### What to produce
From the records below, extract all the text exactly and leave the images behind.

** begin Material provided **

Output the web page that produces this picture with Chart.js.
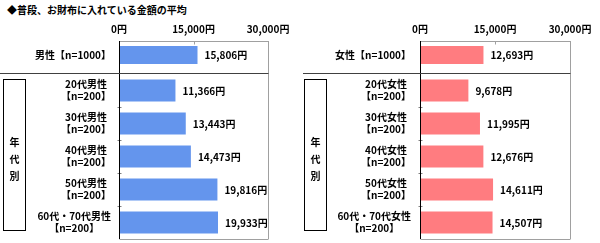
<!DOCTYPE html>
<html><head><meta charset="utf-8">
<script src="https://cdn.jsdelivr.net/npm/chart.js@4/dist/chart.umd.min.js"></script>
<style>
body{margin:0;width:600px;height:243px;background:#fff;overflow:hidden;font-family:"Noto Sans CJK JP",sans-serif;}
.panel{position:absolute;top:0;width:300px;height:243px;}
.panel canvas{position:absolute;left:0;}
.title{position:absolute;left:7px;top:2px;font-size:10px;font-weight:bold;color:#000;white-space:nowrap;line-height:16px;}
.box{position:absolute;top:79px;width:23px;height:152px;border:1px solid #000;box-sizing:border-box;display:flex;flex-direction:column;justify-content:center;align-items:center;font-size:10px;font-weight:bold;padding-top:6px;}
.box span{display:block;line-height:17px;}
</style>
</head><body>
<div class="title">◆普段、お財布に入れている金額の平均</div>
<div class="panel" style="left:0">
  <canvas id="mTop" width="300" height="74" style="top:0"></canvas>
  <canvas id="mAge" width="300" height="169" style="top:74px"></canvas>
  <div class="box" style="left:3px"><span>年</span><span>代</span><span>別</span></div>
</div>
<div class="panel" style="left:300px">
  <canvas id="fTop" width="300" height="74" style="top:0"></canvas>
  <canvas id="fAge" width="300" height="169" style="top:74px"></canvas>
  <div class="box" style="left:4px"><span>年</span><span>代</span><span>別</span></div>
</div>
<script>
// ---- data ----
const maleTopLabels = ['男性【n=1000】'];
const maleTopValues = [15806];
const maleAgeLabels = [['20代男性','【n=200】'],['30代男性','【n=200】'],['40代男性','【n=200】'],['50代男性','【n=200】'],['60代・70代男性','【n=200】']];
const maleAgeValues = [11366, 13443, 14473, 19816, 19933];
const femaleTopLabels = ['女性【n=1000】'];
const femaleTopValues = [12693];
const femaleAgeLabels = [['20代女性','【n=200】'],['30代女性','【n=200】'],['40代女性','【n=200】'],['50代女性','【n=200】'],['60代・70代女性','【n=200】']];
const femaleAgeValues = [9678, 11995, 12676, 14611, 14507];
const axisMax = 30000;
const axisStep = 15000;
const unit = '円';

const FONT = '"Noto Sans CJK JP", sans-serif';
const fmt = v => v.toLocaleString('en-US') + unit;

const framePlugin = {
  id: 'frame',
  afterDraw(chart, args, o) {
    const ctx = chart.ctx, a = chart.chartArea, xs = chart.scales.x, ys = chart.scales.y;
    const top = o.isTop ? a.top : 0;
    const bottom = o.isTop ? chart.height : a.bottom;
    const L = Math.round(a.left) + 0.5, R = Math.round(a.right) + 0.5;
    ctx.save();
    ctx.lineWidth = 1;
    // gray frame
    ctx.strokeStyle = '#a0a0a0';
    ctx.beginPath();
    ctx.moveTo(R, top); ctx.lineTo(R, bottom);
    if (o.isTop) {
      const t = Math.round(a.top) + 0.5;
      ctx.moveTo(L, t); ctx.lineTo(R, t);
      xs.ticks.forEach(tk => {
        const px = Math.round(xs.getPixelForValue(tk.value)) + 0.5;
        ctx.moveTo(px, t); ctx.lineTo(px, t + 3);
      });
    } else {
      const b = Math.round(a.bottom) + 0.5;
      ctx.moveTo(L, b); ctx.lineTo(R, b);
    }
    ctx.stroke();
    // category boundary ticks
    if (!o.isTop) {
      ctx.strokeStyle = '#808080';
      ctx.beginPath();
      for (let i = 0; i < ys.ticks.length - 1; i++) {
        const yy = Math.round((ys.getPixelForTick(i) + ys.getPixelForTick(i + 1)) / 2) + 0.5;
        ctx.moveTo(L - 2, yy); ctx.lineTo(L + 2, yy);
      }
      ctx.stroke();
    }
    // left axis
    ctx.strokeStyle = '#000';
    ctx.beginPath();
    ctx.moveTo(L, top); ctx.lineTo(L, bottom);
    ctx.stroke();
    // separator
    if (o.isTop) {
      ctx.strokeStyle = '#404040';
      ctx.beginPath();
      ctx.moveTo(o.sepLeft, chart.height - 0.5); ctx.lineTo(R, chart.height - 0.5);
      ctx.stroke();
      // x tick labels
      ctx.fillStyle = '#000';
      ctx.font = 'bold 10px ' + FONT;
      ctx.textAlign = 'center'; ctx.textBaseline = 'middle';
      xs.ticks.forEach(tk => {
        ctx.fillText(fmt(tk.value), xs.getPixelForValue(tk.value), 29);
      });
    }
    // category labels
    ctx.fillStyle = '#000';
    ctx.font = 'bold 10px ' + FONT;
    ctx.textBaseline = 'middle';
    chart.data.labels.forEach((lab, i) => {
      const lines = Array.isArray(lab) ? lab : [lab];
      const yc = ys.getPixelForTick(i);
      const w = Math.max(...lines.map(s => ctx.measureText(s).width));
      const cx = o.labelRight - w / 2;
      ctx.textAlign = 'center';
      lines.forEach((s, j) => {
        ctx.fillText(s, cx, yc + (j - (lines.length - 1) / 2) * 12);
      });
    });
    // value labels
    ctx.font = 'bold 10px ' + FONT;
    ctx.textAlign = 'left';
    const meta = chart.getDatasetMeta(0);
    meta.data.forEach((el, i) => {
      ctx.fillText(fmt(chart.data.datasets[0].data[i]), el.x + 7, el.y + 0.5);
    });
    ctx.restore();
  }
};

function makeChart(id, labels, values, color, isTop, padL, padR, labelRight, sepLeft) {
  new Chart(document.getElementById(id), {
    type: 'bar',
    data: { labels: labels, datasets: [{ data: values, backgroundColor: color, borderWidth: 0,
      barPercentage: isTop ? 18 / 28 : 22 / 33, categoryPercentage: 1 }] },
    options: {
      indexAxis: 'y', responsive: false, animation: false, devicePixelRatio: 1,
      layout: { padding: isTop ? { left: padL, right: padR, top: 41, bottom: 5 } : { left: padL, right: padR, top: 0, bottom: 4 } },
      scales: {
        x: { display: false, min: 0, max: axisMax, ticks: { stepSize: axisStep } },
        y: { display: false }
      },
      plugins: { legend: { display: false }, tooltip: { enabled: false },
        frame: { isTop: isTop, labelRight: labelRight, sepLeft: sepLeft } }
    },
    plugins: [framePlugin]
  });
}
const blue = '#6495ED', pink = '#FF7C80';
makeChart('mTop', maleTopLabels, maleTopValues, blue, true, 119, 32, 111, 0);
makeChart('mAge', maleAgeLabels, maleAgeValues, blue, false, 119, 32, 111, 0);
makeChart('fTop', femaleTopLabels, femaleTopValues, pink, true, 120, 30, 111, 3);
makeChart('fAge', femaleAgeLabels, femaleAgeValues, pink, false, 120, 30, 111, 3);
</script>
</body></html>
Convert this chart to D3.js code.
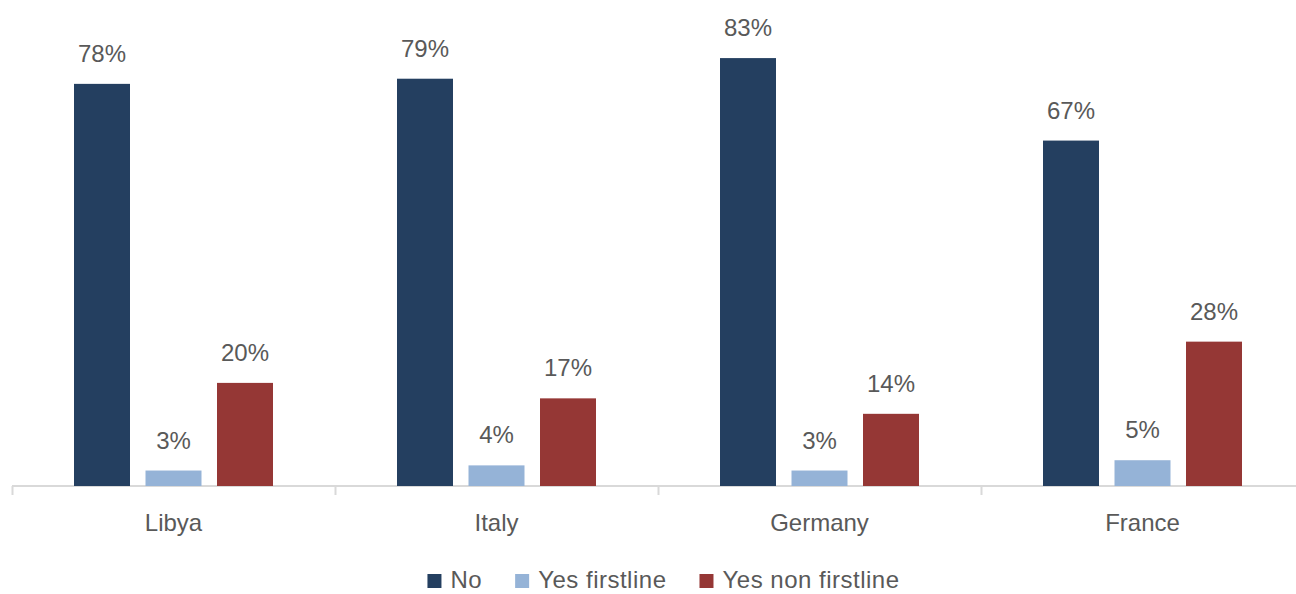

** end Material provided **

### Complete output
Output the web page that produces this picture with Chart.js.
<!DOCTYPE html>
<html><head><meta charset="utf-8">
<script src="https://cdn.jsdelivr.net/npm/chart.js@4/dist/chart.umd.min.js"></script>
<style>
body{margin:0;width:600px;height:243px;background:#fff;overflow:hidden;font-family:"Noto Sans CJK JP",sans-serif;}
.panel{position:absolute;top:0;width:300px;height:243px;}
.panel canvas{position:absolute;left:0;}
.title{position:absolute;left:7px;top:2px;font-size:10px;font-weight:bold;color:#000;white-space:nowrap;line-height:16px;}
.box{position:absolute;top:79px;width:23px;height:152px;border:1px solid #000;box-sizing:border-box;display:flex;flex-direction:column;justify-content:center;align-items:center;font-size:10px;font-weight:bold;padding-top:6px;}
.box span{display:block;line-height:17px;}
</style>
</head><body>
<div class="title">◆普段、お財布に入れている金額の平均</div>
<div class="panel" style="left:0">
  <canvas id="mTop" width="300" height="74" style="top:0"></canvas>
  <canvas id="mAge" width="300" height="169" style="top:74px"></canvas>
  <div class="box" style="left:3px"><span>年</span><span>代</span><span>別</span></div>
</div>
<div class="panel" style="left:300px">
  <canvas id="fTop" width="300" height="74" style="top:0"></canvas>
  <canvas id="fAge" width="300" height="169" style="top:74px"></canvas>
  <div class="box" style="left:4px"><span>年</span><span>代</span><span>別</span></div>
</div>
<script>
// ---- data ----
const maleTopLabels = ['男性【n=1000】'];
const maleTopValues = [15806];
const maleAgeLabels = [['20代男性','【n=200】'],['30代男性','【n=200】'],['40代男性','【n=200】'],['50代男性','【n=200】'],['60代・70代男性','【n=200】']];
const maleAgeValues = [11366, 13443, 14473, 19816, 19933];
const femaleTopLabels = ['女性【n=1000】'];
const femaleTopValues = [12693];
const femaleAgeLabels = [['20代女性','【n=200】'],['30代女性','【n=200】'],['40代女性','【n=200】'],['50代女性','【n=200】'],['60代・70代女性','【n=200】']];
const femaleAgeValues = [9678, 11995, 12676, 14611, 14507];
const axisMax = 30000;
const axisStep = 15000;
const unit = '円';

const FONT = '"Noto Sans CJK JP", sans-serif';
const fmt = v => v.toLocaleString('en-US') + unit;

const framePlugin = {
  id: 'frame',
  afterDraw(chart, args, o) {
    const ctx = chart.ctx, a = chart.chartArea, xs = chart.scales.x, ys = chart.scales.y;
    const top = o.isTop ? a.top : 0;
    const bottom = o.isTop ? chart.height : a.bottom;
    const L = Math.round(a.left) + 0.5, R = Math.round(a.right) + 0.5;
    ctx.save();
    ctx.lineWidth = 1;
    // gray frame
    ctx.strokeStyle = '#a0a0a0';
    ctx.beginPath();
    ctx.moveTo(R, top); ctx.lineTo(R, bottom);
    if (o.isTop) {
      const t = Math.round(a.top) + 0.5;
      ctx.moveTo(L, t); ctx.lineTo(R, t);
      xs.ticks.forEach(tk => {
        const px = Math.round(xs.getPixelForValue(tk.value)) + 0.5;
        ctx.moveTo(px, t); ctx.lineTo(px, t + 3);
      });
    } else {
      const b = Math.round(a.bottom) + 0.5;
      ctx.moveTo(L, b); ctx.lineTo(R, b);
    }
    ctx.stroke();
    // category boundary ticks
    if (!o.isTop) {
      ctx.strokeStyle = '#808080';
      ctx.beginPath();
      for (let i = 0; i < ys.ticks.length - 1; i++) {
        const yy = Math.round((ys.getPixelForTick(i) + ys.getPixelForTick(i + 1)) / 2) + 0.5;
        ctx.moveTo(L - 2, yy); ctx.lineTo(L + 2, yy);
      }
      ctx.stroke();
    }
    // left axis
    ctx.strokeStyle = '#000';
    ctx.beginPath();
    ctx.moveTo(L, top); ctx.lineTo(L, bottom);
    ctx.stroke();
    // separator
    if (o.isTop) {
      ctx.strokeStyle = '#404040';
      ctx.beginPath();
      ctx.moveTo(o.sepLeft, chart.height - 0.5); ctx.lineTo(R, chart.height - 0.5);
      ctx.stroke();
      // x tick labels
      ctx.fillStyle = '#000';
      ctx.font = 'bold 10px ' + FONT;
      ctx.textAlign = 'center'; ctx.textBaseline = 'middle';
      xs.ticks.forEach(tk => {
        ctx.fillText(fmt(tk.value), xs.getPixelForValue(tk.value), 29);
      });
    }
    // category labels
    ctx.fillStyle = '#000';
    ctx.font = 'bold 10px ' + FONT;
    ctx.textBaseline = 'middle';
    chart.data.labels.forEach((lab, i) => {
      const lines = Array.isArray(lab) ? lab : [lab];
      const yc = ys.getPixelForTick(i);
      const w = Math.max(...lines.map(s => ctx.measureText(s).width));
      const cx = o.labelRight - w / 2;
      ctx.textAlign = 'center';
      lines.forEach((s, j) => {
        ctx.fillText(s, cx, yc + (j - (lines.length - 1) / 2) * 12);
      });
    });
    // value labels
    ctx.font = 'bold 10px ' + FONT;
    ctx.textAlign = 'left';
    const meta = chart.getDatasetMeta(0);
    meta.data.forEach((el, i) => {
      ctx.fillText(fmt(chart.data.datasets[0].data[i]), el.x + 7, el.y + 0.5);
    });
    ctx.restore();
  }
};

function makeChart(id, labels, values, color, isTop, padL, padR, labelRight, sepLeft) {
  new Chart(document.getElementById(id), {
    type: 'bar',
    data: { labels: labels, datasets: [{ data: values, backgroundColor: color, borderWidth: 0,
      barPercentage: isTop ? 18 / 28 : 22 / 33, categoryPercentage: 1 }] },
    options: {
      indexAxis: 'y', responsive: false, animation: false, devicePixelRatio: 1,
      layout: { padding: isTop ? { left: padL, right: padR, top: 41, bottom: 5 } : { left: padL, right: padR, top: 0, bottom: 4 } },
      scales: {
        x: { display: false, min: 0, max: axisMax, ticks: { stepSize: axisStep } },
        y: { display: false }
      },
      plugins: { legend: { display: false }, tooltip: { enabled: false },
        frame: { isTop: isTop, labelRight: labelRight, sepLeft: sepLeft } }
    },
    plugins: [framePlugin]
  });
}
const blue = '#6495ED', pink = '#FF7C80';
makeChart('mTop', maleTopLabels, maleTopValues, blue, true, 119, 32, 111, 0);
makeChart('mAge', maleAgeLabels, maleAgeValues, blue, false, 119, 32, 111, 0);
makeChart('fTop', femaleTopLabels, femaleTopValues, pink, true, 120, 30, 111, 3);
makeChart('fAge', femaleAgeLabels, femaleAgeValues, pink, false, 120, 30, 111, 3);
</script>
</body></html>
Convert this chart to D3.js code.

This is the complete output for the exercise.